The classic version of the game requires the player to place armies on a world map. They then choose a country (touching one they already own) and attack it. The winner is determined by a dice roll that is done automatically by the app. If they win the dice roll, they win the country and move their armies into it. They can then attack again or end their turn. The goal of the game is to take out all the other players and own the world.
Some of the games require tokens to play. The player earns tokens by winning a game. They also refill at a rate of one token every 30 minutes. The game keeps track of a variety of stats for the player, including wins, types of games played, and number of armies lost. There are extra game boards available for purchase, as well as a premium mode which includes unlimited tokens.
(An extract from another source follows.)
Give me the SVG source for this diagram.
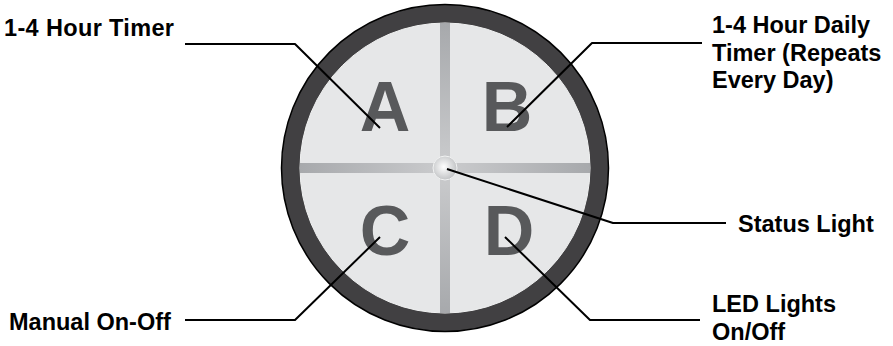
<svg xmlns="http://www.w3.org/2000/svg" width="893" height="346" viewBox="0 0 893 346">
<defs>
<style>
.lbl{font-family:"Liberation Sans",Arial,sans-serif;font-weight:bold;font-size:23.5px;fill:#000}
.letter{font-family:"Liberation Sans",Arial,sans-serif;font-weight:bold;font-size:70px;fill:#58595b;text-anchor:middle}
.conn{fill:none;stroke:#000;stroke-width:2;stroke-linejoin:round}
</style>
<linearGradient id="hbar" x1="0" y1="0" x2="1" y2="0">
<stop offset="0" stop-color="#a7a9ac"/><stop offset="0.45" stop-color="#c7c8ca"/><stop offset="0.55" stop-color="#c7c8ca"/><stop offset="1" stop-color="#a7a9ac"/>
</linearGradient>
<linearGradient id="vbar" x1="0" y1="0" x2="0" y2="1">
<stop offset="0" stop-color="#a7a9ac"/><stop offset="0.45" stop-color="#c7c8ca"/><stop offset="0.55" stop-color="#c7c8ca"/><stop offset="1" stop-color="#a7a9ac"/>
</linearGradient>
<radialGradient id="led" cx="0.45" cy="0.45" r="0.6">
<stop offset="0" stop-color="#ffffff"/><stop offset="1" stop-color="#bcbec0"/>
</radialGradient>
</defs>
<g id="dial">
<circle cx="445" cy="168" r="163.5" fill="#414042" stroke="#000" stroke-width="1.5"/>
<circle cx="445" cy="168" r="145" fill="#e6e7e8" stroke="#f1f2f2" stroke-width="1"/>
<rect x="300" y="163" width="290" height="10" fill="url(#hbar)"/>
<rect x="440" y="23" width="10" height="290" fill="url(#vbar)"/>
<circle cx="445" cy="168" r="12" fill="url(#led)" stroke="#f1f2f2" stroke-width="1"/>
</g>
<g id="keyA"><text class="letter" x="385" y="131">A</text></g>
<g id="keyB"><text class="letter" x="507" y="131">B</text></g>
<g id="keyC"><text class="letter" x="385" y="255">C</text></g>
<g id="keyD"><text class="letter" x="509" y="255">D</text></g>
<g id="connectors">
<path class="conn" d="M185,44 H295 L380,128"/>
<path class="conn" d="M507,127 L592,43 H702"/>
<path class="conn" d="M447,169 L613,223 H726"/>
<path class="conn" d="M380,237 L295,320 H185"/>
<path class="conn" d="M505,237 L590,320 H700"/>
</g>
<g id="label-a"><text class="lbl" x="4" y="36" textLength="170" lengthAdjust="spacing">1-4 Hour Timer</text></g>
<g id="label-b"><text class="lbl" x="712" y="33">1-4 Hour Daily<tspan x="712" y="61">Timer (Repeats</tspan><tspan x="712" y="88">Every Day)</tspan></text></g>
<g id="label-status"><text class="lbl" x="738" y="232">Status Light</text></g>
<g id="label-c"><text class="lbl" x="9" y="330">Manual On-Off</text></g>
<g id="label-d"><text class="lbl" x="712" y="312">LED Lights<tspan x="712" y="340">On/Off</tspan></text></g>
</svg>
The ESRB rated Risk E for Everyone and LW4K stands by this rating.
Risk helps kids practice and improve the following skills:
Adapting and adjusting to changing conditions and expectations.
Because Risk is a board game where you play against other players (sometimes even a computer in the app version), the player has to be flexible. The player could have the best plan laid out, knowing exactly where they are going to go and how they are going to dominate the world, but the other players can interfere with it. The element of random dice rolls can also impact what the player has to do. They might have the advantage of more armies against a competitor's country, but if the dice come out the wrong way, they might still lose. When any of this happens, the player has to adjust to these new "obstacles" and adapt to the changes they now have to make in their plan. If they don't, they will not win the game.
Developing and retaining information in our minds while working.
This game has a lot of similarities to chess. The player needs to solve the problem of how to beat all of their opponents. Which one to take out first, for example, and even which country to try and take over first. They also need to know when to leave a bunch of armies in one country in order to protect other countries they may own. And they need to plan out several steps and attacks and even turns at a time. Just like in chess, they may not get to follow through with their plan because of something a fellow player has done, but they need to have several steps planned out. And because these games can last 30 or 60 minutes--or more--the player has to maintain a long-term plan. If they don't, they will not be able to win.